The Telarc CD tracks have lower dynamic range than the Seattle SO CD, but by comparison with the SACD have the same artefacts of compression into 44/16 format: general cloudiness, raspy violins, muddy bass, and odd clicking sounds in the high percussion. The SACD tracks have no greater dynamic range, but the bass range and definition are markedly superior, and all the cloudiness, harshness, and artefacts in the midrange and high ranges disappear. The genuine surround sound is less obvious than this particular player’s (Sony DVP-NS755V) virtual rear channel surround sound.
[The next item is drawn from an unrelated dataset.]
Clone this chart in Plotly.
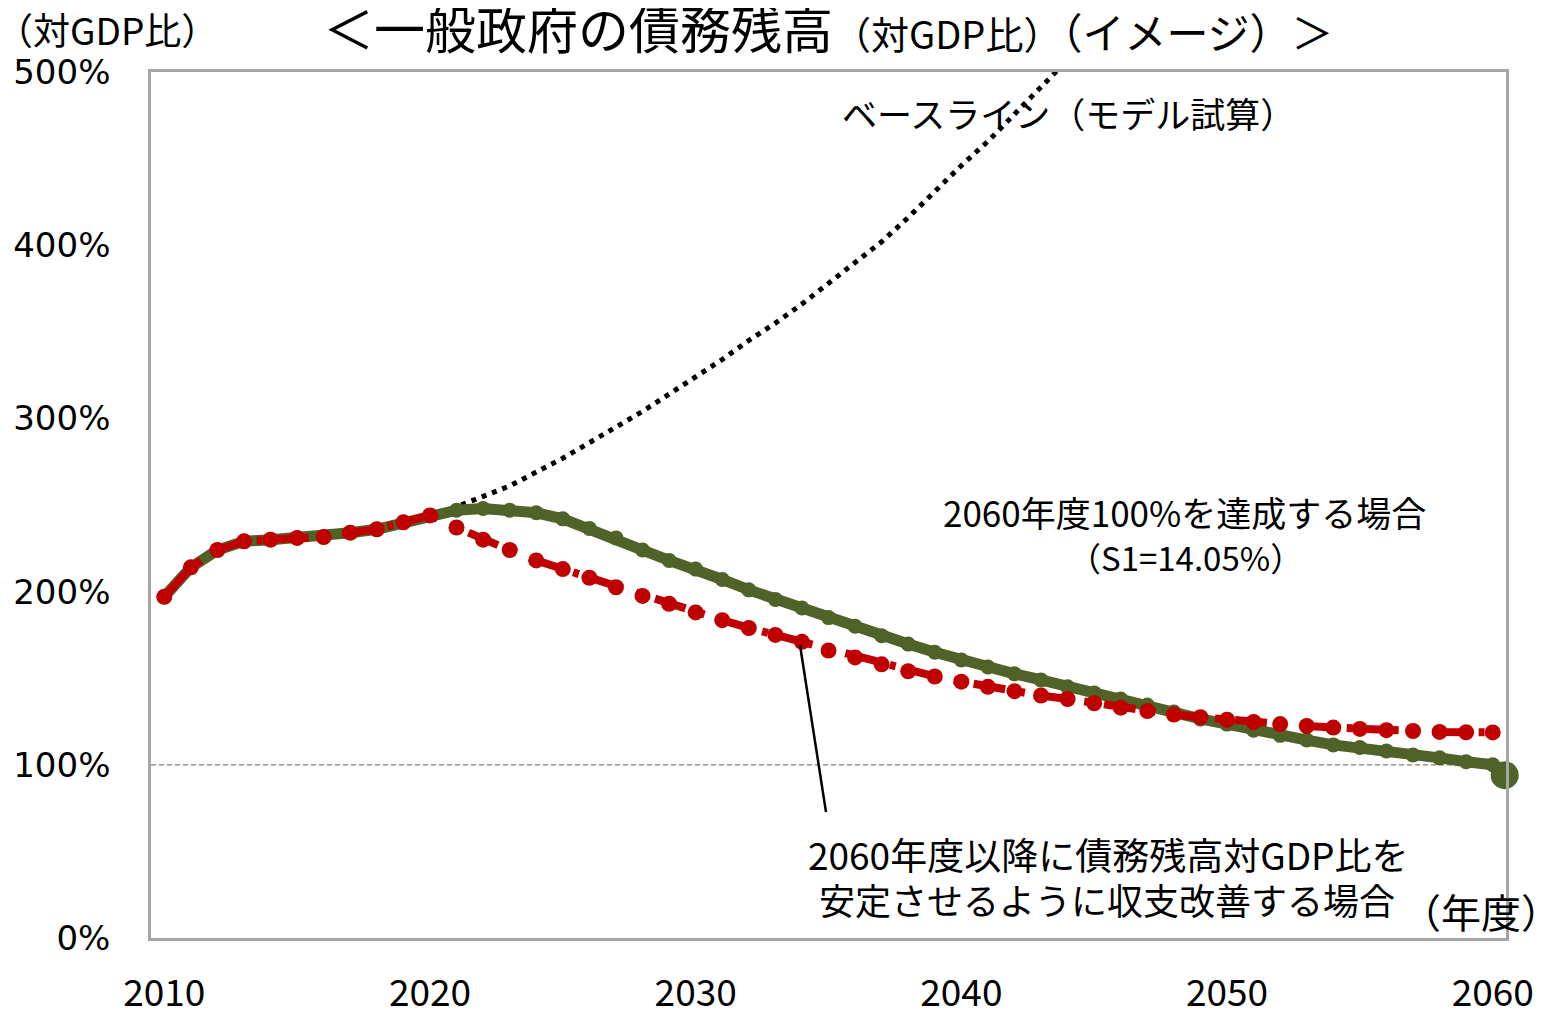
import plotly.graph_objects as go

# ---------------- data ----------------
YEARS = list(range(2010, 2061))

# 2060年度以降に債務残高対GDP比を安定させるように収支改善する場合
RED_VALUES = [197, 214, 224, 229, 230, 231, 231.5, 234, 236, 240,
              244, 237, 230, 224, 218, 213, 208, 202.5, 197.5, 193,
              188, 183.5, 179, 175, 171, 166, 162, 158, 154, 151,
              148, 145, 142.5, 140, 138, 135.5, 133, 131, 129, 127.5,
              126, 124.7, 123.5, 122.4, 121.5, 120.7, 120, 119.5, 119, 118.8,
              118.7]

# 2060年度100%を達成する場合
GREEN_VALUES = [197, 214, 224, 229, 230, 231, 231.5, 234, 236, 240,
                244, 247, 248, 247, 245.5, 242, 236.5, 231, 224, 218,
                213, 207, 201, 195.5, 190.5, 185, 180, 174.5, 169.7, 165,
                160.5, 156.5, 152.5, 149, 145, 141.5, 138, 134.5, 130.5, 126.5,
                123.5, 120, 117, 114.3, 111.5, 110, 108, 105.7, 104, 101.8,
                100]

# ベースライン（モデル試算）
BASE_YEARS = list(range(2020, 2045))
BASE_VALUES = [244, 249, 255, 261, 269, 277, 286, 295, 304, 314,
               324, 334, 345, 355, 366, 378, 390, 402, 416, 431,
               446, 460, 476, 491, 507]

END_MARKER_YEAR = [2060.45]
END_MARKER_VALUE = [94]

TARGET = 100
Y_TICKS = [0, 100, 200, 300, 400, 500]
Y_TICK_TEXT = [f"{v}%" for v in Y_TICKS]
X_TICKS = [2010, 2020, 2030, 2040, 2050, 2060]

# ---------------- styling / layout helpers ----------------
OFF = 8                      # default body margin of the html page
PAGE_W, PAGE_H = 1553, 1012
W, H = PAGE_W - OFF, PAGE_H - OFF
L, R, T, B = 151, 1506, 72, 938   # plot area in page pixels
JP = "Noto Sans CJK JP"
GREEN = "#4f6228"
RED = "#c00000"


def px(x):
    return (x - L) / (R - L)


def py(y):
    return (B - y) / (B - T)


fig = go.Figure()

fig.add_trace(go.Scatter(
    x=BASE_YEARS, y=BASE_VALUES, mode="lines",
    line=dict(color="black", width=5, dash="5px,6px"),
    showlegend=False, hoverinfo="skip"))

fig.add_trace(go.Scatter(
    x=YEARS, y=GREEN_VALUES, mode="lines+markers",
    line=dict(color=GREEN, width=11),
    marker=dict(color=GREEN, size=15),
    showlegend=False, cliponaxis=False))

fig.add_trace(go.Scatter(
    x=YEARS, y=RED_VALUES, mode="lines+markers",
    line=dict(color=RED, width=8, dash="32px,14px,6px,14px"),
    marker=dict(color=RED, size=16),
    showlegend=False, cliponaxis=False))

fig.add_trace(go.Scatter(
    x=END_MARKER_YEAR, y=END_MARKER_VALUE, mode="markers",
    marker=dict(color=GREEN, size=28),
    showlegend=False, cliponaxis=False))

fig.add_hline(y=TARGET, line=dict(color="#808080", width=1.2, dash="5px,3px"), layer="below")

annotations = [
    dict(x=px(321), y=py(27), xanchor="left", yanchor="middle",
         text=('＜一般政府の債務残高<span style="font-size:38px">（対GDP比）</span>'
               '<span style="font-size:42px">（イメージ）＞</span>'),
         font=dict(family=JP, size=51, color="black")),
    dict(x=px(-6), y=py(29), xanchor="left", yanchor="middle",
         text="（対GDP比）", font=dict(family=JP, size=37, color="black")),
    dict(x=px(1068), y=py(112), xanchor="center", yanchor="middle",
         text="ベースライン（モデル試算）", font=dict(family=JP, size=35, color="black")),
    dict(x=px(1184), y=py(512), xanchor="center", yanchor="middle",
         text="2060年度100%を達成する場合", font=dict(family=JP, size=35, color="black")),
    dict(x=px(1185), y=py(557), xanchor="center", yanchor="middle",
         text="（S1=14.05%）", font=dict(family=JP, size=33, color="black")),
    dict(x=px(1108), y=py(854), xanchor="center", yanchor="middle",
         text="2060年度以降に債務残高対GDP比を", font=dict(family=JP, size=37, color="black")),
    dict(x=px(1107), y=py(899), xanchor="center", yanchor="middle",
         text="安定させるように収支改善する場合", font=dict(family=JP, size=36, color="black")),
    dict(x=px(1481), y=py(911), xanchor="center", yanchor="middle",
         text="（年度）", font=dict(family=JP, size=40, color="black")),
]
for a in annotations:
    a.update(xref="paper", yref="paper", showarrow=False)

shapes = [
    dict(type="line", xref="paper", yref="paper",
         x0=px(950), y0=py(537), x1=px(886), y1=py(624),
         line=dict(color="black", width=2.5)),
    dict(type="line", xref="paper", yref="paper",
         x0=px(800), y0=py(645), x1=px(826), y1=py(812),
         line=dict(color="black", width=2.5)),
]

fig.update_layout(
    width=W, height=H,
    margin=dict(l=L - OFF, r=W - (R - OFF), t=T - OFF, b=H - (B - OFF), pad=0, autoexpand=False),
    paper_bgcolor="white", plot_bgcolor="white",
    annotations=annotations, shapes=shapes,
    showlegend=False,
    xaxis=dict(range=[2009.5, 2060.5], tickmode="array", tickvals=X_TICKS,
               showgrid=False, zeroline=False, automargin=False,
               showline=True, mirror=True, linecolor="#a6a6a6", linewidth=2.5,
               ticks="", ticklabelstandoff=21,
               tickfont=dict(family=JP, size=37, color="black")),
    yaxis=dict(range=[0, 500], tickmode="array", tickvals=Y_TICKS, ticktext=Y_TICK_TEXT,
               showgrid=False, zeroline=False, automargin=False,
               showline=True, mirror=True, linecolor="#a6a6a6", linewidth=2.5,
               ticks="", ticklabelstandoff=31,
               tickfont=dict(family="DejaVu Sans", size=34, color="black")),
)

fig.write_html("out.html")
And, even though I already knew this music pretty well and I’d just heard it two times on the CD tracks with no significant loss of dignity, when the SACD tracks finished playing I was sobbing.

For the Mt. St. Helens Symphony, ask Santa Claus to ask Naxos to re-release the Seattle SO performance in DVD-Audio format. In the meantime, if you’re a Hovhaness fan you already have the Delos version and can be happy that it has not been superseded. Buy the Telarc version for the Mysterious Mountain and the two other works. If you don't own this music, then by all means buy the Telarc disk, and ask Santa Claus, &c. &c.